═══ Data segment

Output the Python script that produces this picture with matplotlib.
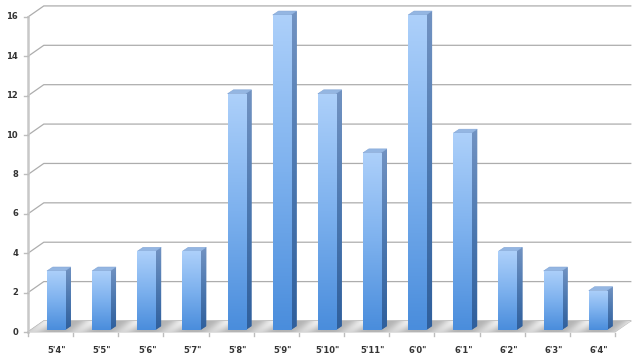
import numpy as np
import matplotlib
matplotlib.use("Agg")
import matplotlib.pyplot as plt
from matplotlib.patches import Polygon, Rectangle
from matplotlib.colors import LinearSegmentedColormap

heights = ["5'4\"", "5'5\"", "5'6\"", "5'7\"", "5'8\"", "5'9\"", "5'10\"",
           "5'11\"", "6'0\"", "6'1\"", "6'2\"", "6'3\"", "6'4\""]
counts = [3, 3, 4, 4, 12, 16, 12, 9, 16, 10, 4, 3, 2]
y_ticks = [0, 2, 4, 6, 8, 10, 12, 14, 16]

# perspective offsets (data units)
WALL_DX, WALL_DY = 0.35, 0.56
BAR_DX, BAR_DY = 0.13, 0.2
BAR_OFF, BAR_W, BAR_Y0 = -0.08, 0.40, 0.1

fig = plt.figure(figsize=(6.44, 3.64), dpi=100)
ax = fig.add_axes([0, 0, 1, 1])
n = len(counts)
ax.set_xlim(-1.120, 13.143)
ax.set_ylim(-1.625, 16.861)
ax.axis("off")

x_left, x_right = -0.5, n - 0.5
grid_col = "#adadad"

# back wall gridlines
for v in y_ticks:
    ax.plot([x_left, x_left + WALL_DX, x_right + WALL_DX],
            [v, v + WALL_DY, v + WALL_DY], color=grid_col, lw=0.9, zorder=1)

# left axis line + ticks + labels
ax.plot([x_left, x_left], [0, y_ticks[-1]], color="#c8c8c8", lw=1.8, zorder=2)
for v in y_ticks:
    ax.plot([x_left - 0.08, x_left], [v, v], color="#bdbdbd", lw=1.0, zorder=2)
    ax.text(x_left - 0.22, v, str(v), ha="right", va="center",
            fontsize=6, fontweight="bold", color="#333333")

# floor with diagonal light streaks between bars
floor = Polygon([[x_left, 0], [x_right, 0], [x_right + WALL_DX, WALL_DY],
                 [x_left + WALL_DX, WALL_DY]], closed=True,
                facecolor="#d0d0d0", edgecolor="#c0c0c0", lw=0.7, zorder=2)
ax.add_patch(floor)
gx = np.linspace(x_left, x_right + WALL_DX, 900)
gd = np.linspace(0, 1, 20)
GX, GD = np.meshgrid(gx, gd)
u = GX - GD * WALL_DX
tex = 0.5 + 0.5 * np.cos(2 * np.pi * (u - 0.62))
tex = tex ** 2 * (0.55 + 0.45 * GD)
floor_cmap = LinearSegmentedColormap.from_list("fl", ["#b4b4b4", "#f2f2f2"])
im = ax.imshow(tex, cmap=floor_cmap, extent=(x_left, x_right + WALL_DX, 0, WALL_DY),
               origin="lower", aspect="auto", zorder=2.1)
im.set_clip_path(floor)

# x axis ticks, labels
for k in range(n + 1):
    ax.plot([x_left + k, x_left + k], [-0.05, -0.2], color="#bdbdbd", lw=1.0, zorder=2)
for i, lab in enumerate(heights):
    ax.text(i + BAR_OFF + BAR_W / 2 + 0.02, -0.93, lab, ha="center", va="center",
            fontsize=6, fontweight="bold", color="#333333")

front_cmap = LinearSegmentedColormap.from_list(
    "front", ["#4a8ddc", "#7db1ee", "#add0fa"])
side_cmap = LinearSegmentedColormap.from_list(
    "side", ["#2f5f9c", "#4c78b0", "#7293c2"])
grad = np.linspace(0, 1, 128).reshape(-1, 1)

for i, v in enumerate(counts):
    x0 = i + BAR_OFF
    x1 = x0 + BAR_W
    y0 = BAR_Y0
    y1 = v + BAR_Y0
    # side face
    side = Polygon([[x1, y0], [x1 + BAR_DX, y0 + BAR_DY], [x1 + BAR_DX, y1 + BAR_DY], [x1, y1]],
                   closed=True, facecolor="#4a76ae", edgecolor="none", zorder=3)
    ax.add_patch(side)
    im = ax.imshow(grad, cmap=side_cmap, extent=(x1, x1 + BAR_DX, y0, y1 + BAR_DY),
                   origin="lower", aspect="auto", zorder=3.1)
    im.set_clip_path(side)
    # top face
    top = Polygon([[x0, y1], [x1, y1], [x1 + BAR_DX, y1 + BAR_DY], [x0 + BAR_DX, y1 + BAR_DY]],
                  closed=True, facecolor="#94b6e2", edgecolor="#83a6d6", lw=0.4, zorder=3.2)
    ax.add_patch(top)
    # front face
    front = Rectangle((x0, y0), BAR_W, v, facecolor="#7db1ee", edgecolor="none", zorder=3.3)
    ax.add_patch(front)
    im = ax.imshow(grad, cmap=front_cmap, extent=(x0, x1, y0, y1),
                   origin="lower", aspect="auto", zorder=3.4)
    im.set_clip_path(front)

fig.savefig("out.png", dpi=100, facecolor="white")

══════

Pictures are excluded; extract exactly the lines from the start of the data through the line that holds "from matplotlib.colors import", both ends included.

**Response to the exercise**.
Output the Python script that produces this picture with matplotlib.
import numpy as np
import matplotlib
matplotlib.use("Agg")
import matplotlib.pyplot as plt
from matplotlib.patches import Polygon, Rectangle
from matplotlib.colors import LinearSegmentedColormap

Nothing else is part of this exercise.